Write out all of the data exactly as it appears.

····················

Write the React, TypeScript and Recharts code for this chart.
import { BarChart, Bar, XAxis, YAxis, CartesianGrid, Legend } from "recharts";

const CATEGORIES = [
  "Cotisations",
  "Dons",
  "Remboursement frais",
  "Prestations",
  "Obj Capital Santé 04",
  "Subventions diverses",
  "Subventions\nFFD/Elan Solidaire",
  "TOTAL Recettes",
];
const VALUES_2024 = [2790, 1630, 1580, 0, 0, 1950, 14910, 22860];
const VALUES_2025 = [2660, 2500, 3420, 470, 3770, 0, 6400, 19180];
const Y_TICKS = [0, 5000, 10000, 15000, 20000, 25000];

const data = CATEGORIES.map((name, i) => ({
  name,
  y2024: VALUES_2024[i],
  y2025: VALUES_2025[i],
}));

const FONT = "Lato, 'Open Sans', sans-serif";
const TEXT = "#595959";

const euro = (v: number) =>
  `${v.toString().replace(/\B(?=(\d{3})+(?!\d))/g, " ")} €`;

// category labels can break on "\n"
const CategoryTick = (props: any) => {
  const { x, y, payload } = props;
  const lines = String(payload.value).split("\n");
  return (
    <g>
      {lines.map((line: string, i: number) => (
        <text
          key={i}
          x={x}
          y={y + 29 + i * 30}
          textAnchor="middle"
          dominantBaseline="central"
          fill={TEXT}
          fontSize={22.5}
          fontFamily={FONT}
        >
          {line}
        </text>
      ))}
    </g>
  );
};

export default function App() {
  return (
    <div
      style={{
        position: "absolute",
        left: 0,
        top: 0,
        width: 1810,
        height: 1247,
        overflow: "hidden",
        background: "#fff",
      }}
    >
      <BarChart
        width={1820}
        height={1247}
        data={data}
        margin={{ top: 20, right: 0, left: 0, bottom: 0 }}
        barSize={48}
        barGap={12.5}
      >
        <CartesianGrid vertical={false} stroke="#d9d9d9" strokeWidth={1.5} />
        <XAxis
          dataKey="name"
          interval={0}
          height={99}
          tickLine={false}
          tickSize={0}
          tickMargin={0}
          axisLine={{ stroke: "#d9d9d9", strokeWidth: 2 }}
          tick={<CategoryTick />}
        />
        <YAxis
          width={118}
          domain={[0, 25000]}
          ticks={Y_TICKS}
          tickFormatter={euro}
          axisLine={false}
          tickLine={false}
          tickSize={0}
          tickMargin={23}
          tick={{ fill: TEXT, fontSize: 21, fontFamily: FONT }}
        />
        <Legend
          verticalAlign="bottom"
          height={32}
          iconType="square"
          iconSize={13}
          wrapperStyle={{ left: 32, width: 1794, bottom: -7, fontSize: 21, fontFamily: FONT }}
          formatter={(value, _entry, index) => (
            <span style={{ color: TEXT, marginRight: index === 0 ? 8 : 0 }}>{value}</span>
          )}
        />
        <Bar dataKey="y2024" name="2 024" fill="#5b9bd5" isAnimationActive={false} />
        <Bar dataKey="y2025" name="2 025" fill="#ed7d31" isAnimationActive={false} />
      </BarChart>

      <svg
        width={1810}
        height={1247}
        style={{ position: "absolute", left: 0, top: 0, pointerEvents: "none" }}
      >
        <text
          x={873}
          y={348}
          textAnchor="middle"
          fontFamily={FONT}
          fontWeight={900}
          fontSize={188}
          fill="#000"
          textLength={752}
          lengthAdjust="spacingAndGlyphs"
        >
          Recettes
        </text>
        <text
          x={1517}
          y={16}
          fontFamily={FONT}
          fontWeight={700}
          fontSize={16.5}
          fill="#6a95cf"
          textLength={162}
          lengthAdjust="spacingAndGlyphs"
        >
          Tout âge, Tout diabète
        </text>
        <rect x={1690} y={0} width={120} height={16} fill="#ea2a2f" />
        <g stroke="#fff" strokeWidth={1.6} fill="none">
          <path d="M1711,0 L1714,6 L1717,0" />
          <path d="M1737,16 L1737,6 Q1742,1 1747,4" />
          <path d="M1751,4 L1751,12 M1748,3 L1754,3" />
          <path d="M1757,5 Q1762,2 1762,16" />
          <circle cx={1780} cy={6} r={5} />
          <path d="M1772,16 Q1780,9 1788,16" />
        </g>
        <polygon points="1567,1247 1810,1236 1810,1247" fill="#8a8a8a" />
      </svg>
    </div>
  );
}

····················

▶ [ANSWER FOR THE TASK]:
Write the React, TypeScript and Recharts code for this chart.
import { BarChart, Bar, XAxis, YAxis, CartesianGrid, Legend } from "recharts";

const CATEGORIES = [
  "Cotisations",
  "Dons",
  "Remboursement frais",
  "Prestations",
  "Obj Capital Santé 04",
  "Subventions diverses",
  "Subventions\nFFD/Elan Solidaire",
  "TOTAL Recettes",
];
const VALUES_2024 = [2790, 1630, 1580, 0, 0, 1950, 14910, 22860];
const VALUES_2025 = [2660, 2500, 3420, 470, 3770, 0, 6400, 19180];
const Y_TICKS = [0, 5000, 10000, 15000, 20000, 25000];

const data = CATEGORIES.map((name, i) => ({
  name,
  y2024: VALUES_2024[i],
  y2025: VALUES_2025[i],
}));

const FONT = "Lato, 'Open Sans', sans-serif";
const TEXT = "#595959";

const euro = (v: number) =>
  `${v.toString().replace(/\B(?=(\d{3})+(?!\d))/g, " ")} €`;

// category labels can break on "\n"
const CategoryTick = (props: any) => {
  const { x, y, payload } = props;
  const lines = String(payload.value).split("\n");
  return (
    <g>
      {lines.map((line: string, i: number) => (
        <text
          key={i}
          x={x}
          y={y + 29 + i * 30}
          textAnchor="middle"
          dominantBaseline="central"
          fill={TEXT}
          fontSize={22.5}
          fontFamily={FONT}
        >
          {line}
        </text>
      ))}
    </g>
  );
};

export default function App() {
  return (
    <div
      style={{
        position: "absolute",
        left: 0,
        top: 0,
        width: 1810,
        height: 1247,
        overflow: "hidden",
        background: "#fff",
      }}
    >
      <BarChart
        width={1820}
        height={1247}
        data={data}
        margin={{ top: 20, right: 0, left: 0, bottom: 0 }}
        barSize={48}
        barGap={12.5}
      >
        <CartesianGrid vertical={false} stroke="#d9d9d9" strokeWidth={1.5} />
        <XAxis
          dataKey="name"
          interval={0}
          height={99}
          tickLine={false}
          tickSize={0}
          tickMargin={0}
          axisLine={{ stroke: "#d9d9d9", strokeWidth: 2 }}
          tick={<CategoryTick />}
        />
        <YAxis
          width={118}
          domain={[0, 25000]}
          ticks={Y_TICKS}
          tickFormatter={euro}
          axisLine={false}
          tickLine={false}
          tickSize={0}
          tickMargin={23}
          tick={{ fill: TEXT, fontSize: 21, fontFamily: FONT }}
        />
        <Legend
          verticalAlign="bottom"
          height={32}
          iconType="square"
          iconSize={13}
          wrapperStyle={{ left: 32, width: 1794, bottom: -7, fontSize: 21, fontFamily: FONT }}
          formatter={(value, _entry, index) => (
            <span style={{ color: TEXT, marginRight: index === 0 ? 8 : 0 }}>{value}</span>
          )}
        />
        <Bar dataKey="y2024" name="2 024" fill="#5b9bd5" isAnimationActive={false} />
        <Bar dataKey="y2025" name="2 025" fill="#ed7d31" isAnimationActive={false} />
      </BarChart>

      <svg
        width={1810}
        height={1247}
        style={{ position: "absolute", left: 0, top: 0, pointerEvents: "none" }}
      >
        <text
          x={873}
          y={348}
          textAnchor="middle"
          fontFamily={FONT}
          fontWeight={900}
          fontSize={188}
          fill="#000"
          textLength={752}
          lengthAdjust="spacingAndGlyphs"
        >
          Recettes
        </text>
        <text
          x={1517}
          y={16}
          fontFamily={FONT}
          fontWeight={700}
          fontSize={16.5}
          fill="#6a95cf"
          textLength={162}
          lengthAdjust="spacingAndGlyphs"
        >
          Tout âge, Tout diabète
        </text>
        <rect x={1690} y={0} width={120} height={16} fill="#ea2a2f" />
        <g stroke="#fff" strokeWidth={1.6} fill="none">
          <path d="M1711,0 L1714,6 L1717,0" />
          <path d="M1737,16 L1737,6 Q1742,1 1747,4" />
          <path d="M1751,4 L1751,12 M1748,3 L1754,3" />
          <path d="M1757,5 Q1762,2 1762,16" />
          <circle cx={1780} cy={6} r={5} />
          <path d="M1772,16 Q1780,9 1788,16" />
        </g>
        <polygon points="1567,1247 1810,1236 1810,1247" fill="#8a8a8a" />
      </svg>
    </div>
  );
}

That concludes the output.